Vacation homes in Sunbelt States like Florida, Arizona and California have always lured Canadian buyers seeking a warmer climate.
“Canadian buyers, especially the more affluent buyers, are motivated by lifestyle rather than investment opportunities and are less concerned about property appreciation,” says Paul Zeger, a partner with Polaris Pacific, a new home sales and marketing company in San Francisco.
The weaker Canadian dollar has reduced the number of Canadian buyers in the United States. For the first time in its surveys of international buyers, the National Association of Realtors (NAR) reported that Chinese buyers exceeded Canadians in 2015.
“There’s been a noticeable drop-off in Canadian buyers not only because of the declining Canadian dollar but also because many of the high net worth Canadians who buy in Southern California are connected with the energy business,” says Phillip Smith, president and chief operating officer of Sunrise Company in Indian Wells, Calif. “We think this is more of a delay in purchasing rather than a long-term fall-off since the demand is still there.”

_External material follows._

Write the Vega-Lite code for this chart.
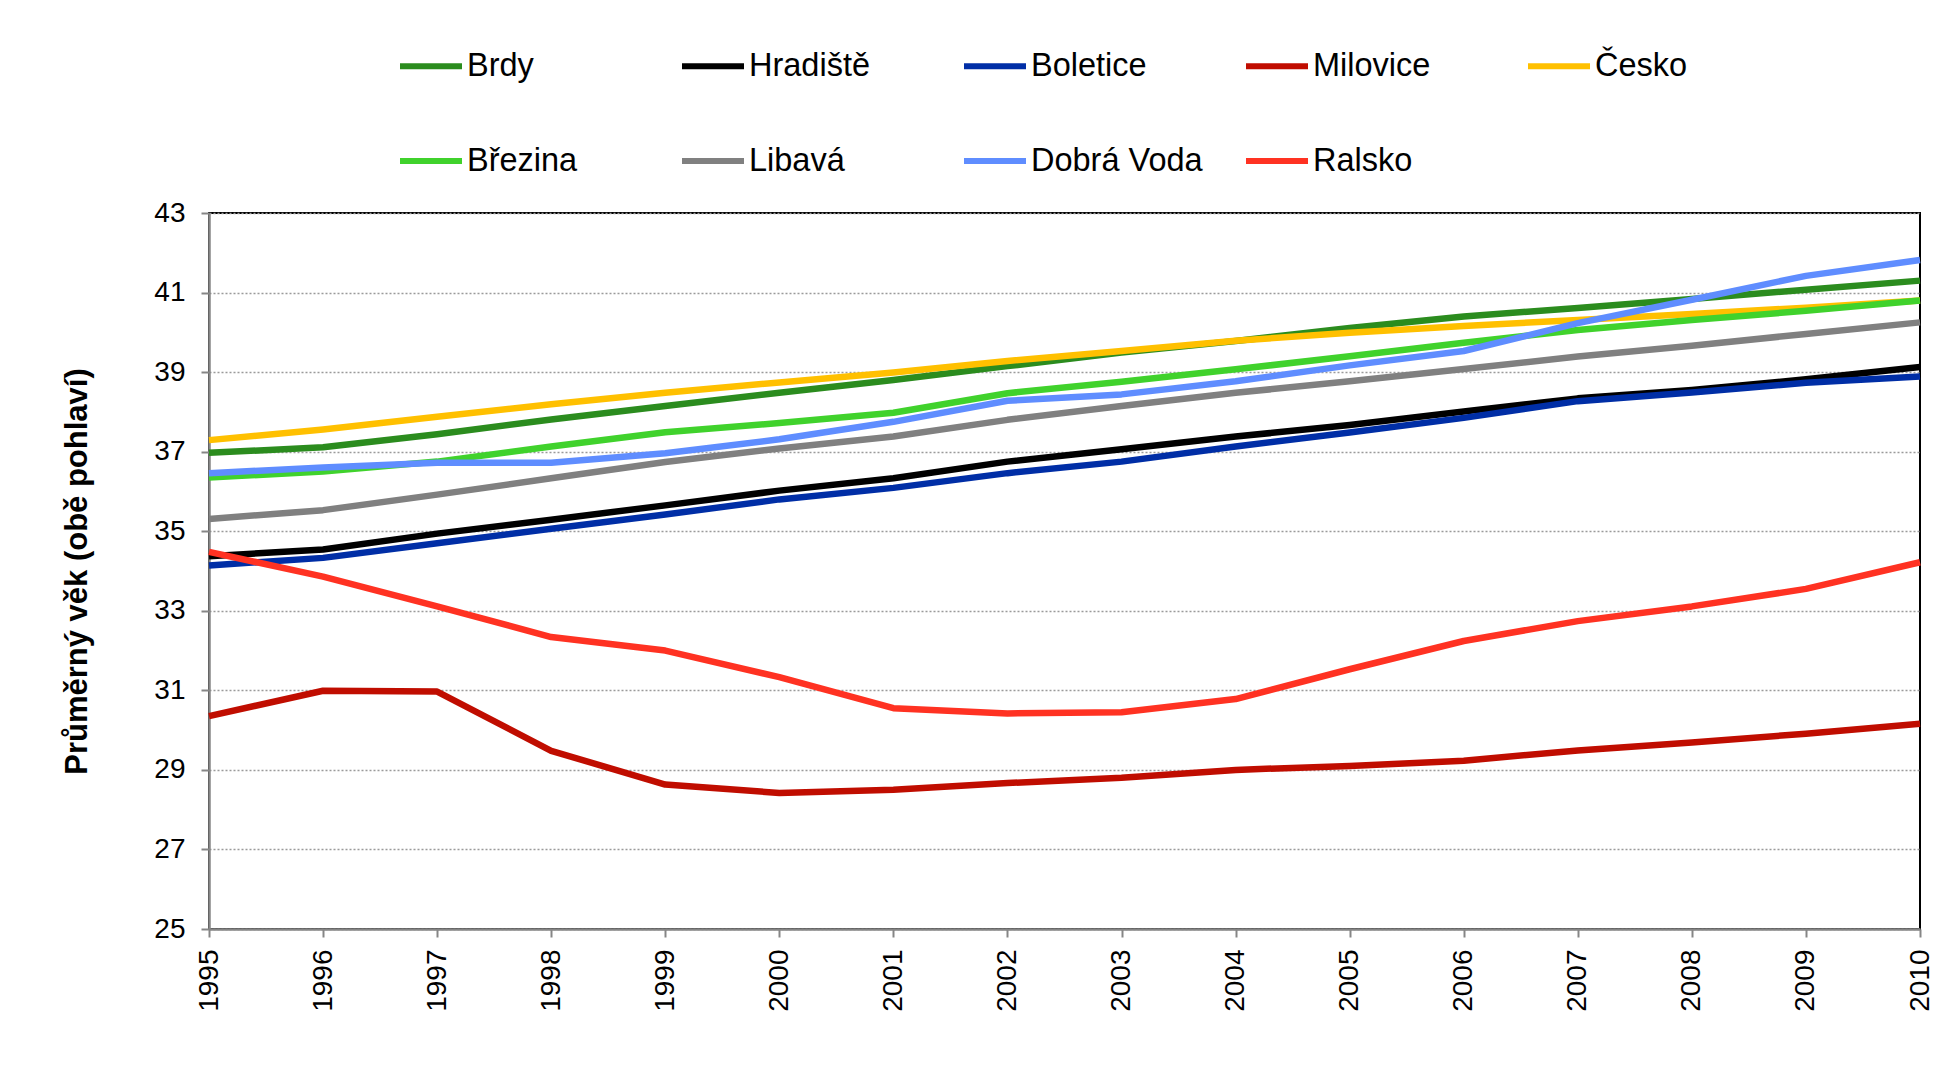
{
  "$schema": "https://vega.github.io/schema/vega-lite/v6.json",
  "autosize": "none",
  "width": 1711,
  "height": 716,
  "padding": {"left": 209, "top": 213, "right": 19, "bottom": 162},
  "background": "white",
  "config": {
    "font": "Liberation Sans",
    "view": {"stroke": "black", "strokeWidth": 2}
  },
  "data": {
    "values": [
      {"year":1995,"region":"Brdy","age":36.97},{"year":1996,"region":"Brdy","age":37.11},{"year":1997,"region":"Brdy","age":37.44},{"year":1998,"region":"Brdy","age":37.81},{"year":1999,"region":"Brdy","age":38.15},{"year":2000,"region":"Brdy","age":38.48},{"year":2001,"region":"Brdy","age":38.8},{"year":2002,"region":"Brdy","age":39.15},{"year":2003,"region":"Brdy","age":39.49},{"year":2004,"region":"Brdy","age":39.78},{"year":2005,"region":"Brdy","age":40.11},{"year":2006,"region":"Brdy","age":40.4},{"year":2007,"region":"Brdy","age":40.61},{"year":2008,"region":"Brdy","age":40.84},{"year":2009,"region":"Brdy","age":41.07},{"year":2010,"region":"Brdy","age":41.3},
      {"year":1995,"region":"Hradiště","age":34.37},{"year":1996,"region":"Hradiště","age":34.54},{"year":1997,"region":"Hradiště","age":34.94},{"year":1998,"region":"Hradiště","age":35.29},{"year":1999,"region":"Hradiště","age":35.65},{"year":2000,"region":"Hradiště","age":36.02},{"year":2001,"region":"Hradiště","age":36.33},{"year":2002,"region":"Hradiště","age":36.75},{"year":2003,"region":"Hradiště","age":37.06},{"year":2004,"region":"Hradiště","age":37.38},{"year":2005,"region":"Hradiště","age":37.67},{"year":2006,"region":"Hradiště","age":38.01},{"year":2007,"region":"Hradiště","age":38.34},{"year":2008,"region":"Hradiště","age":38.55},{"year":2009,"region":"Hradiště","age":38.82},{"year":2010,"region":"Hradiště","age":39.13},
      {"year":1995,"region":"Boletice","age":34.14},{"year":1996,"region":"Boletice","age":34.33},{"year":1997,"region":"Boletice","age":34.7},{"year":1998,"region":"Boletice","age":35.06},{"year":1999,"region":"Boletice","age":35.42},{"year":2000,"region":"Boletice","age":35.8},{"year":2001,"region":"Boletice","age":36.09},{"year":2002,"region":"Boletice","age":36.46},{"year":2003,"region":"Boletice","age":36.75},{"year":2004,"region":"Boletice","age":37.13},{"year":2005,"region":"Boletice","age":37.48},{"year":2006,"region":"Boletice","age":37.85},{"year":2007,"region":"Boletice","age":38.27},{"year":2008,"region":"Boletice","age":38.49},{"year":2009,"region":"Boletice","age":38.73},{"year":2010,"region":"Boletice","age":38.89},
      {"year":1995,"region":"Milovice","age":30.35},{"year":1996,"region":"Milovice","age":30.99},{"year":1997,"region":"Milovice","age":30.97},{"year":1998,"region":"Milovice","age":29.48},{"year":1999,"region":"Milovice","age":28.63},{"year":2000,"region":"Milovice","age":28.42},{"year":2001,"region":"Milovice","age":28.5},{"year":2002,"region":"Milovice","age":28.67},{"year":2003,"region":"Milovice","age":28.8},{"year":2004,"region":"Milovice","age":29.0},{"year":2005,"region":"Milovice","age":29.1},{"year":2006,"region":"Milovice","age":29.23},{"year":2007,"region":"Milovice","age":29.49},{"year":2008,"region":"Milovice","age":29.69},{"year":2009,"region":"Milovice","age":29.91},{"year":2010,"region":"Milovice","age":30.16},
      {"year":1995,"region":"Česko","age":37.29},{"year":1996,"region":"Česko","age":37.56},{"year":1997,"region":"Česko","age":37.88},{"year":1998,"region":"Česko","age":38.19},{"year":1999,"region":"Česko","age":38.48},{"year":2000,"region":"Česko","age":38.74},{"year":2001,"region":"Česko","age":38.99},{"year":2002,"region":"Česko","age":39.28},{"year":2003,"region":"Česko","age":39.53},{"year":2004,"region":"Česko","age":39.79},{"year":2005,"region":"Česko","age":39.99},{"year":2006,"region":"Česko","age":40.16},{"year":2007,"region":"Česko","age":40.31},{"year":2008,"region":"Česko","age":40.46},{"year":2009,"region":"Česko","age":40.62},{"year":2010,"region":"Česko","age":40.8},
      {"year":1995,"region":"Březina","age":36.35},{"year":1996,"region":"Březina","age":36.5},{"year":1997,"region":"Březina","age":36.75},{"year":1998,"region":"Březina","age":37.13},{"year":1999,"region":"Březina","age":37.49},{"year":2000,"region":"Březina","age":37.72},{"year":2001,"region":"Březina","age":37.98},{"year":2002,"region":"Březina","age":38.47},{"year":2003,"region":"Březina","age":38.76},{"year":2004,"region":"Březina","age":39.07},{"year":2005,"region":"Březina","age":39.4},{"year":2006,"region":"Březina","age":39.74},{"year":2007,"region":"Březina","age":40.06},{"year":2008,"region":"Březina","age":40.31},{"year":2009,"region":"Březina","age":40.54},{"year":2010,"region":"Březina","age":40.8},
      {"year":1995,"region":"Libavá","age":35.31},{"year":1996,"region":"Libavá","age":35.53},{"year":1997,"region":"Libavá","age":35.92},{"year":1998,"region":"Libavá","age":36.33},{"year":1999,"region":"Libavá","age":36.74},{"year":2000,"region":"Libavá","age":37.08},{"year":2001,"region":"Libavá","age":37.38},{"year":2002,"region":"Libavá","age":37.8},{"year":2003,"region":"Libavá","age":38.15},{"year":2004,"region":"Libavá","age":38.48},{"year":2005,"region":"Libavá","age":38.77},{"year":2006,"region":"Libavá","age":39.08},{"year":2007,"region":"Libavá","age":39.39},{"year":2008,"region":"Libavá","age":39.66},{"year":2009,"region":"Libavá","age":39.96},{"year":2010,"region":"Libavá","age":40.25},
      {"year":1995,"region":"Dobrá Voda","age":36.46},{"year":1996,"region":"Dobrá Voda","age":36.6},{"year":1997,"region":"Dobrá Voda","age":36.72},{"year":1998,"region":"Dobrá Voda","age":36.72},{"year":1999,"region":"Dobrá Voda","age":36.96},{"year":2000,"region":"Dobrá Voda","age":37.31},{"year":2001,"region":"Dobrá Voda","age":37.75},{"year":2002,"region":"Dobrá Voda","age":38.28},{"year":2003,"region":"Dobrá Voda","age":38.44},{"year":2004,"region":"Dobrá Voda","age":38.77},{"year":2005,"region":"Dobrá Voda","age":39.17},{"year":2006,"region":"Dobrá Voda","age":39.53},{"year":2007,"region":"Dobrá Voda","age":40.23},{"year":2008,"region":"Dobrá Voda","age":40.82},{"year":2009,"region":"Dobrá Voda","age":41.42},{"year":2010,"region":"Dobrá Voda","age":41.82},
      {"year":1995,"region":"Ralsko","age":34.48},{"year":1996,"region":"Ralsko","age":33.86},{"year":1997,"region":"Ralsko","age":33.11},{"year":1998,"region":"Ralsko","age":32.34},{"year":1999,"region":"Ralsko","age":32.0},{"year":2000,"region":"Ralsko","age":31.33},{"year":2001,"region":"Ralsko","age":30.55},{"year":2002,"region":"Ralsko","age":30.42},{"year":2003,"region":"Ralsko","age":30.45},{"year":2004,"region":"Ralsko","age":30.78},{"year":2005,"region":"Ralsko","age":31.53},{"year":2006,"region":"Ralsko","age":32.24},{"year":2007,"region":"Ralsko","age":32.74},{"year":2008,"region":"Ralsko","age":33.11},{"year":2009,"region":"Ralsko","age":33.55},{"year":2010,"region":"Ralsko","age":34.22}
    ]
  },
  "mark": {"type": "line", "strokeWidth": 6.5, "strokeCap": "butt", "strokeJoin": "round"},
  "encoding": {
    "x": {
      "field": "year",
      "type": "quantitative",
      "scale": {"domain": [1995, 2010], "nice": false, "zero": false},
      "axis": {
        "title": null,
        "values": [1995,1996,1997,1998,1999,2000,2001,2002,2003,2004,2005,2006,2007,2008,2009,2010],
        "format": "d",
        "labelAngle": -90,
        "labelFontSize": 28,
        "labelColor": "black",
        "labelPadding": 12,
        "labelFlush": false,
        "labelOverlap": false,
        "grid": false,
        "domainColor": "#868686",
        "domainWidth": 2.5,
        "tickColor": "#868686",
        "tickWidth": 2,
        "tickSize": 8
      }
    },
    "y": {
      "field": "age",
      "type": "quantitative",
      "scale": {"domain": [25, 43], "nice": false, "zero": false},
      "axis": {
        "title": "Průměrný věk (obě pohlaví)",
        "titleFontSize": 31,
        "titleFontWeight": "bold",
        "titleColor": "black",
        "titlePadding": 60,
        "values": [25,27,29,31,33,35,37,39,41,43],
        "labelFontSize": 28,
        "labelColor": "black",
        "labelPadding": 16,
        "labelFlush": false,
        "labelOverlap": false,
        "grid": true,
        "gridColor": "#9a9a9a",
        "gridDash": [2, 2],
        "gridWidth": 1.5,
        "domainColor": "#868686",
        "domainWidth": 2.5,
        "tickColor": "#868686",
        "tickWidth": 2,
        "tickSize": 8
      }
    },
    "color": {
      "field": "region",
      "type": "nominal",
      "sort": ["Brdy","Hradiště","Boletice","Milovice","Česko","Březina","Libavá","Dobrá Voda","Ralsko"],
      "scale": {
        "domain": ["Brdy","Hradiště","Boletice","Milovice","Česko","Březina","Libavá","Dobrá Voda","Ralsko"],
        "range": ["#2b8c1e","#000000","#002ea6","#c00d00","#ffc000","#40d22c","#808080","#5f8dff","#ff3222"]
      },
      "legend": {
        "title": null,
        "orient": "none",
        "legendX": 188,
        "legendY": -181,
        "columns": 5,
        "direction": "horizontal",
        "gridAlign": "all",
        "columnPadding": 31,
        "rowPadding": 44,
        "symbolType": "stroke",
        "symbolSize": 3844,
        "symbolStrokeWidth": 6,
        "labelFontSize": 32.5,
        "labelColor": "black",
        "labelOffset": 2,
        "labelLimit": 400
      }
    }
  }
}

Realtor.com’s research shows that Canadian buyers are the top international property searchers overall and also lead searches in the top 10 markets that attract international buyers, an indicator that their desire to buy in the United States hasn’t waned. Canadians bought $11.2 billion in U.S. real estate in 2015, according to NAR, although the percent of international buyers from Canada declined from 23 percent in 2010 to 14 percent in 2015.
Canadian Buyer Preferences
Climate and ease of access are two motivating factors that entice Canadian buyers to Arizona, Nevada, Florida and California. Popular cities for Canadians are Fort Lauderdale, Orlando, Las Vegas, Los Angeles, Miami and Naples, according to NAR. Direct flights from major Canadian cities often drive buyers to places like Tampa and Palm Springs.
“Canadian buyers on the Gulf Coast in Florida predominantly buy condos, with the wealthier buyers purchasing newly built condos,” says Craig Beggins, a broker with Century 21 Beggins Enterprises in Tampa. “The new condos have all the latest amenities, but they’re also almost twice as expensive as some of the older condos.”
Beggins says a waterfront single-family home in the Tampa area can cost $2 million and up, while an older, small condo with a water view starts in the $200,000s. Newer water view condos start in the $700,000s.
Condos are appealing to foreign buyers because they require less maintenance. Beggins says many buyers from Canada want a condo that can be rented when they aren’t using it to generate income.
“If the condo rules allow short-term rentals, they will buy a place with as many bedrooms as they can afford,” says Beggins.
In California, Canadians are the second largest buyer group behind people who already live in the state, says Smith.
“Most of the Canadian buyers in our communities in Southern California are here for all or part of the season from November through May,” says Smith. “The typical home they buy is a three-bedroom, three-and-one-half bath single family home with a separate casita for a guests with a bedroom and a full bath.”
Zeger says most Canadian buyers, as well as other vacation home buyers, choose a home and décor that are different from what they have at home.
“If they live in a high rise in Toronto, they want a place in a resort area with more land around it and a golf course,” he says. “If they have a big house, they want their vacation place to be a condo.”
He says Canadian buyers prefer new construction if possible because they want a low-maintenance lifestyle that they can “lock-and-leave.”
Zeger says Canadian buyers can find affordable vacation homes in Phoenix and outside San Diego. Central Florida also offers affordable options.
Financing for Canadian Buyers
Zeger says that between the decline in the Canadian dollar and price appreciation, especially in California, homes cost about 50 percent more than they did a few years ago.
According to NAR, 73 percent of Canadians paid cash for their homes in the United States in 2015, but there are options for those who prefer to finance their purchase.
“Lenders are willing to do deals with Canadian buyers more than with other international buyers because our banking systems are connected,” says Zeger. “Most U.S. banks have a Canadian partner.”
TD Bank, owned by TD Bank Group in Toronto, has a team of mortgage lenders dedicated to working with Canadian clients. Canadian homebuyers face similar loan requirements as U.S. buyers, needing a 20 percent down payment for a vacation home and a 25 percent down payment for an investment property, says Michael Housman, a mortgage loan officer with TD Bank in Tampa.
“The loan process typically takes about 60 days,” says Housman. “All of their income, assets and liabilities need to be calculated in American dollars, which means that every $100 Canadian dollars right now is worth about $70 in U.S. currency. That can make it a little more challenging for them to qualify, but at least 20 percent of my loans are for Canadian buyers.”
Housman says that he has seen a shift among Canadians to make the minimum down payment because it’s more favorable to borrow U.S. money than to lose value by converting their Canadian assets into American cash.
Sunshine and warm air are the main motivations for Canadian homebuyers in the United States, who are anticipated to keep buying vacation homes in sunny locales no matter what economic conditions prevail.